Why did I have to laugh like that? What kind of loser pretends to cough?!
“Are you running a fever?” Rowan asks, pressing the back of her hand against my forehead while everyone watches me turn from blush red to beet red to really freaking just-kill-me-now red.
And just when I think things can’t get any worse, Danica proves me wrong. “Was that a fake cough?” she accuses, and I’m sure the look on my face must be something akin to a slow loris about to be obliterated by a steamroller.
“What?” I squeak, scraping at a cover that’s about to be blown to bits. “What the hell kind of question is that! Of course it wasn’t a fake cough. Why would I fake cough? Why would anyone pretend to cough? God, Danica! Who would do that?”
Me. I would do that. Me me me me meee, oh God.
“I’m fine,” I insist when everyone just stares at me—including Mike, with his concerned brown eyes, his frowning lips, and a perfect layer of scruff on his jaw that might make a smarter girl try not to act so stupid. “I just, I mean, I’m, it was—” Oh my God. I’ve forgotten how to use words. I’ve forgotten how to sentence! “It was a really strenuous walk,” I finally manage, wiping nonexistent sweat from my brow simply because I need something to do with my hands that doesn’t involve hiding behind them.

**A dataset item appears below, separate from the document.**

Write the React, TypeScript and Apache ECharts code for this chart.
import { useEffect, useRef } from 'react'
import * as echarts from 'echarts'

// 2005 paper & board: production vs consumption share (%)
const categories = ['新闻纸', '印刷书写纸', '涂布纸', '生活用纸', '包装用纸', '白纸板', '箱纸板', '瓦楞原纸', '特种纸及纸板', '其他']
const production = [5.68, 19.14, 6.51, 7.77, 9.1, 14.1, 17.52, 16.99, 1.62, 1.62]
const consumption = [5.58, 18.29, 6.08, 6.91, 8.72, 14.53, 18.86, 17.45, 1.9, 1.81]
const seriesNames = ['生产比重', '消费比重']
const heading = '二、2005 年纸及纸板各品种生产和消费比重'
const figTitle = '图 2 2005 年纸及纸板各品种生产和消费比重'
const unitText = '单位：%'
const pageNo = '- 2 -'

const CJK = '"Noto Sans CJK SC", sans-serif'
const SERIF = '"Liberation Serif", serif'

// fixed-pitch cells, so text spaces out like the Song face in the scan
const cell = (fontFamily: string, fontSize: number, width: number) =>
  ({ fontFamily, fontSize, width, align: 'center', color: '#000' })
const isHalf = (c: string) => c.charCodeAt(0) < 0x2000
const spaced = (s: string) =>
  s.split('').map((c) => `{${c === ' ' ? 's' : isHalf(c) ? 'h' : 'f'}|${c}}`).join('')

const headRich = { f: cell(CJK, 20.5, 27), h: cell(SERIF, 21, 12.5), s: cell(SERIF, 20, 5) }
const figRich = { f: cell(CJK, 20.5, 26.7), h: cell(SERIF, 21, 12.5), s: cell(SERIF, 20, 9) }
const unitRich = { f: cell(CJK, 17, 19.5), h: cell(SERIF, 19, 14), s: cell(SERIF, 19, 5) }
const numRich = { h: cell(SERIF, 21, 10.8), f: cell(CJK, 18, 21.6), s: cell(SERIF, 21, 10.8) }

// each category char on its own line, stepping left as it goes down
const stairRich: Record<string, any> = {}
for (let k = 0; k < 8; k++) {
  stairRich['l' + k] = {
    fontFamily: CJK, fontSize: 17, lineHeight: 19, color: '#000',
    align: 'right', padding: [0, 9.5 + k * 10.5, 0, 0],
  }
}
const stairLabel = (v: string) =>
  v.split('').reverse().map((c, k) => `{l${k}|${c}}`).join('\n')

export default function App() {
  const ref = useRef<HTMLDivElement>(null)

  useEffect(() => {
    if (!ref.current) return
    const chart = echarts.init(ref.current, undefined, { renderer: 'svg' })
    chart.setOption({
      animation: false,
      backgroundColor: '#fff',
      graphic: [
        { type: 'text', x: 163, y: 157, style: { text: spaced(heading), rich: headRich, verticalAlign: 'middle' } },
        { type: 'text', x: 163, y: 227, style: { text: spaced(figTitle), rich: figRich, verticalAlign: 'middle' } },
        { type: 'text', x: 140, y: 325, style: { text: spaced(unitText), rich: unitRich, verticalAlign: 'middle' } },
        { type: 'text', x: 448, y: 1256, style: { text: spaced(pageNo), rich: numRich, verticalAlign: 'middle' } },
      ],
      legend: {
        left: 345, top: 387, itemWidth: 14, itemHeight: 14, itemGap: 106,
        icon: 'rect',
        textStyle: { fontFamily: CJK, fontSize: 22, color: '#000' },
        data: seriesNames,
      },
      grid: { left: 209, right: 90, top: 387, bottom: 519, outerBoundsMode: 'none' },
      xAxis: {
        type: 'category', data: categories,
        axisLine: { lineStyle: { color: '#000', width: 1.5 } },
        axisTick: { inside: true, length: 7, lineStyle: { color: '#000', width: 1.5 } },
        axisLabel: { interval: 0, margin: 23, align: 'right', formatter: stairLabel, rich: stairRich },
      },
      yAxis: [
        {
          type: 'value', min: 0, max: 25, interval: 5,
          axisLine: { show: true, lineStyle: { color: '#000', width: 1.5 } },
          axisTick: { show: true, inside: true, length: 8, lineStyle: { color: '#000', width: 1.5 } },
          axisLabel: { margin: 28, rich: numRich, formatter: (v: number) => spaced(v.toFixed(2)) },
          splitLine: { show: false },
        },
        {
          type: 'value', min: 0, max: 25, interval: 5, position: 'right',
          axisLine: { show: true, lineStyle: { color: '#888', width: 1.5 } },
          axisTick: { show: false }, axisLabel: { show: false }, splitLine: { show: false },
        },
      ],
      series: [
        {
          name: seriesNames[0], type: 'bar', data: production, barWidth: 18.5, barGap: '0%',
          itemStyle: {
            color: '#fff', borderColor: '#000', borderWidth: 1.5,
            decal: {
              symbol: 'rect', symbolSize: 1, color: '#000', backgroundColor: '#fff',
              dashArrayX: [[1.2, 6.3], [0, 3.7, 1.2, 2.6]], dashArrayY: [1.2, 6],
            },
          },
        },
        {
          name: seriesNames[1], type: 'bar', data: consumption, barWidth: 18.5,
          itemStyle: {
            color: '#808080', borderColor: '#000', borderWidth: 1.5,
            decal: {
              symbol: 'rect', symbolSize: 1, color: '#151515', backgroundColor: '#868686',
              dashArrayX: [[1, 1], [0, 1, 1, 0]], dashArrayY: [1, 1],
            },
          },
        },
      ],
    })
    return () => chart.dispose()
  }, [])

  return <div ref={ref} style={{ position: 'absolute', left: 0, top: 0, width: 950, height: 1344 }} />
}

I don’t know why I can’t speak or laugh or cough or even breathe like a normal person right now, but the suspicious look on Dee’s face doesn’t help.
“Do you want to sit down?” Mike asks, gesturing to a spot beside him on the blanket that Rowan spread out earlier. My eyes flit to Danica, who watches me from his lap with just as much bewilderment as everyone else.

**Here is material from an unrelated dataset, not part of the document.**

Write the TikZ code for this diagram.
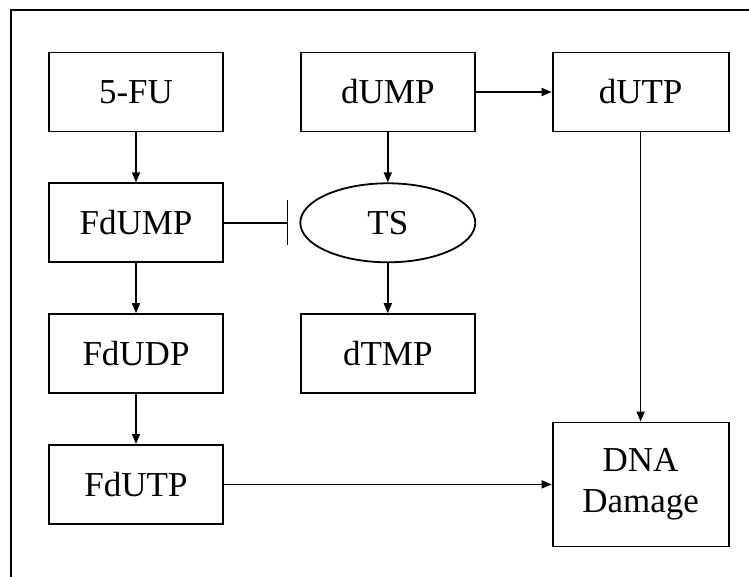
\documentclass[tikz,border=0pt]{standalone}
\usepackage{fontspec}
\setmainfont{Liberation Serif}
\usetikzlibrary{arrows.meta, positioning, shapes.geometric}

\begin{document}
\begin{tikzpicture}[x=1pt, y=-1pt, node distance=50pt and 76pt,
  block/.style={draw, line width=1.8pt, minimum width=174pt, minimum height=79pt,
                align=center, inner sep=0pt, font=\fontsize{35}{41}\selectfont},
  enzyme/.style={block, ellipse},
  arrow/.style={-{Triangle[length=10pt, width=8pt]}, line width=1.5pt},
  inhibit/.style={-{Bar[width=45pt, line width=1.5pt]}, line width=1.5pt, shorten >=11pt}]

  \useasboundingbox (0,0) rectangle (749,577);
  \draw[line width=1.6pt] (11,577) -- (11,10) -- (749,10);

  \node[block] (fu) at (136,92) {5-FU};
  \node[block, below=of fu]     (fdump) {FdUMP};
  \node[block, below=of fdump]  (fdudp) {FdUDP};
  \node[block, below=of fdudp]  (fdutp) {FdUTP};
  \node[block, right=of fu]     (dump)  {dUMP};
  \node[enzyme, below=of dump, minimum width=175pt] (ts) {TS};
  \node[block, below=of ts]     (dtmp)  {dTMP};
  \node[block, right=of dump, minimum width=176pt] (dutp) {dUTP};
  \node[block, minimum width=176pt, minimum height=124pt] (dna) at (dutp |- fdutp) {DNA\\Damage};

  \draw[arrow] (fu)    -- (fdump);
  \draw[arrow] (fdump) -- (fdudp);
  \draw[arrow] (fdudp) -- (fdutp);
  \draw[arrow] (dump)  -- (ts);
  \draw[arrow] (ts)    -- (dtmp);
  \draw[arrow] (dump)  -- (dutp);
  \draw[arrow] (dutp)  -- (dna);
  \draw[arrow] (fdutp) -- (dna);
  \draw[inhibit] (fdump) -- (ts);
\end{tikzpicture}
\end{document}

“Uh, yeah,” I say, taking Mike up on his offer simply because I don’t trust my knees to keep doing their job of holding me up if I don’t sit down soon. “Okay.”
I plop down cross-legged next to him, feeling like the biggest idiot in the history of idiocy. Why did I fake a cough? What the hell was that even supposed to accomplish? Like a weird fake cough is any better than a weird fake laugh? Why am I so freaking weird?!
“Water?” Mike asks, holding his half-finished bottle of water out for me, and I shake my head while trying to figure out some way to get everyone’s attention off of my nonexistent, delirium-inducing fever.
Luckily, Danica rises to the occasion. “So Hailey and I were in the woods talking about your video, and—”
“Motherfucker!” I interrupt, my pointer finger wiggling inside the hole I just found while nervously fiddling with the sleeve of my hoodie. I don’t know why I have the worst luck with clothes lately, but I was counting on this hoodie to be one of my go-to jackets for fall. And now it has a freaking hole in it. A goddamn hole. A mother—
“What?” Mike asks while I mutter enough curse words to make my mom disown me, and I angrily wiggle my finger at him.
“That damn thorn bush murdered my hoodie!”
Mike captures my pointer with his calloused fingertips and lifts my hand over my head, inspecting my sleeve and then sticking his finger in yet another tiny rip. “Here’s another one.”
I pull my arm away and crane my neck to see the underside of my sleeve. “Dammit.”
“It’s not too bad,” Mike lies. “Give it to me when we leave, and I’ll get my mom to patch it up for you.”
My first instinct urges me to tell him that his mom has already done enough for me, but since I never told Danica about Mike’s mom helping with my stained hoodie and I’m guessing she’d read a whole lot more into it than she should, I don’t. “Your mom would be able to fix this?”